The astronomers used small telescopes as well as the Keck II telescope to reach their conclusions. “Our observations of the orbits of the two satellites of 216 Kleopatra imply that this large metallic asteroid is a rubble pile, which is a surprise,” says Franck Marchis of the University of California, Berkeley. “Asteroids this big are supposed to be solid, not rubble piles.”


An image of the asteroid Kleopatra taken by the Keck II telescope with adaptive optics, before (left) and after (right) processing. The asteroid, shaped like a dog bone, has two moons, the outer Alexhelios and the inner Cleoselene. Image: University of Berkeley.

To date, all asteroids found with moons are porous rubble-piles made from chunks of rock, and Kleopatra, at 217 kilometres long, is one of just a few such asteroids which could implicate the method of planet formation. Marchis and colleagues say that collisions between two asteroids are just as likely to break up both bodies as to coalesce into one large asteroid, making planet formation a slow process. Rubble pile asteroids, however, would merge more easily during a collision. “If a large proportion of asteroids in the early Solar System were rubble-pile, then the formation of the core of planets would be much faster,” says Marchis.

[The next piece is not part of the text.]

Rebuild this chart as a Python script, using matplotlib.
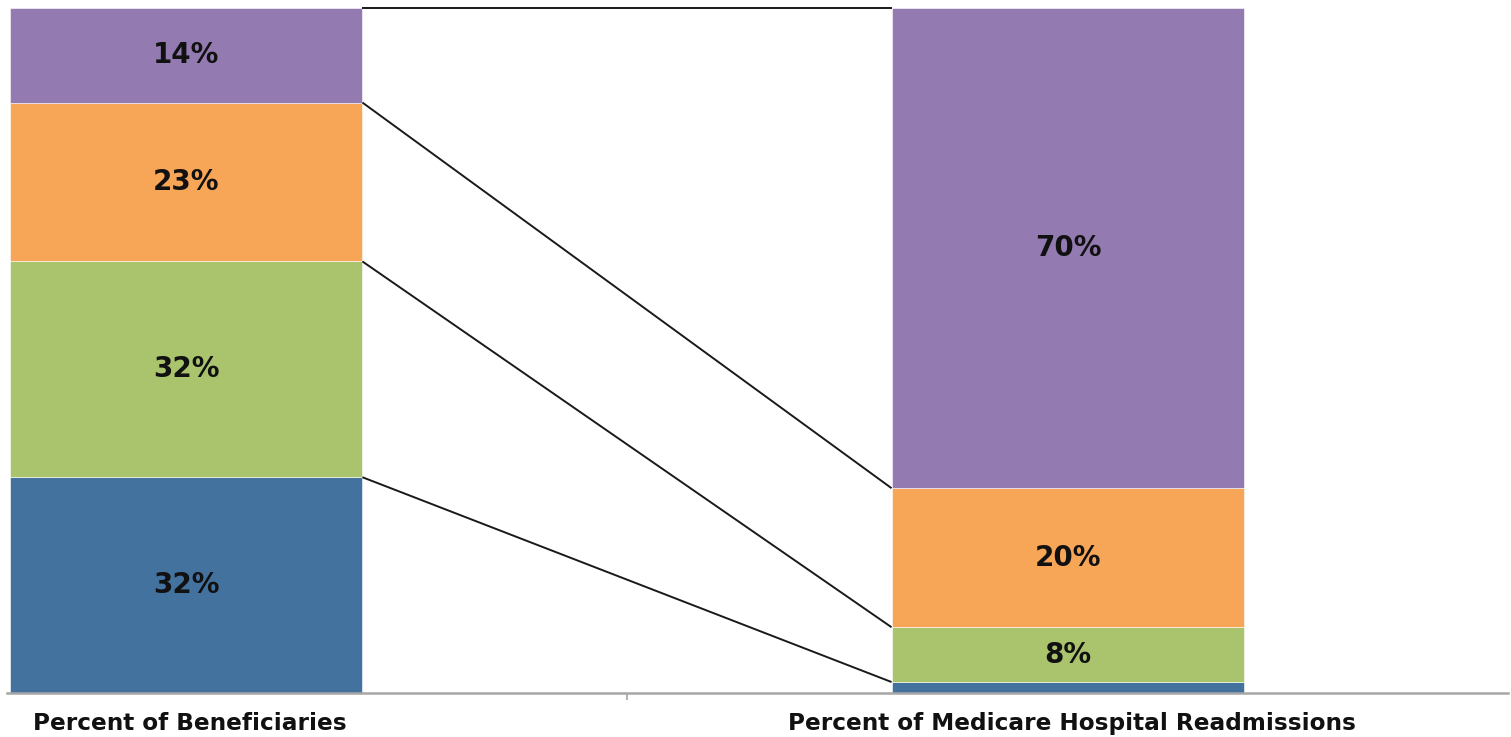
import numpy as np
import matplotlib.pyplot as plt

plt.rcParams['font.family'] = ['DejaVu Sans']

categories = ['Percent of Beneficiaries', 'Percent of Medicare Hospital Readmissions']
# segments stacked bottom to top
beneficiaries = [31.5, 31.5, 23.2, 13.8]
readmissions = [1.6, 8.0, 20.3, 70.1]
ben_labels = ['32%', '32%', '23%', '14%']
readm_labels = ['', '8%', '20%', '70%']
colors = ['#44729F', '#AAC46D', '#F7A556', '#937AB0']

fig = plt.figure(figsize=(15.11, 7.37), dpi=100)
ax = fig.add_axes([7 / 1511, 44 / 737, 1501 / 1511, (693 - 8) / 737])

x = np.arange(len(categories))
width = 0.4
series = [beneficiaries, readmissions]
labels = [ben_labels, readm_labels]

for i in range(len(categories)):
    bottom = 0
    for val, col, lab in zip(series[i], colors, labels[i]):
        ax.bar(x[i], val, width, bottom=bottom, color=col,
               edgecolor='#ffffff', linewidth=0.4)
        if lab:
            ax.text(x[i], bottom + val / 2, lab, ha='center', va='center',
                    fontsize=20, fontweight='bold', color='#111111')
        bottom += val

# connector lines between cumulative boundaries
cum_left = np.cumsum(beneficiaries)
cum_right = np.cumsum(readmissions)
for yl, yr in zip(cum_left, cum_right):
    ax.plot([x[0] + width / 2, x[1] - width / 2], [yl, yr], color='#1a1a1a',
            linewidth=1.4, solid_capstyle='butt', clip_on=False)

ax.set_xlim(-0.203, 1.499)
ax.set_ylim(0, 100)
for s in ['top', 'right', 'left']:
    ax.spines[s].set_visible(False)
ax.spines['bottom'].set_color('#a6a6a6')
ax.spines['bottom'].set_linewidth(1.8)
ax.set_yticks([])
ax.set_xticks([0.5])
ax.set_xticklabels([''])
ax.tick_params(axis='x', length=5, width=1.2, color='#a6a6a6', direction='out')
for xi, cat in zip(x, categories):
    ax.text(xi + 0.004, -0.045, cat, transform=ax.get_xaxis_transform(), ha='center',
            va='center', fontsize=16.7, fontweight='bold', color='#111111')

fig.savefig('out.png', dpi=100)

Kleopatra likely coalesced from the remains of a rocky, metallic asteroid that had been broken up during a previous collision with another asteroid any time during the Solar System’s history. But according to co-author Pascal Descamps of the Observatoire de Paris, Kleopatra was set spinning faster by an oblique impact around 100 million years ago. This would have caused the asteroid to elongate and throw out the most distant moon while the inner moon could have been born as recently as 10 million years ago.

Each of the moons are about eight kilometres across, and by precisely charting their orbits, the astronomers could derive key characteristics of the asteroid itself, including calculating its density to be 3.6 grams per cubic centimetre. Since the bulk of the asteroid is iron, which has a density of about five grams per cubic centimetre, then the asteroid must be between 30 and 50 percent empty space, the report concludes. The new observations from Keck II also confirm Kleopatra’s dog bone-shape form.

The asteroid’s namesake Kleopatra, the last pharaoh and queen of Egypt, also had twins, and the moons will thus be named Cleoselene and Alexhelios.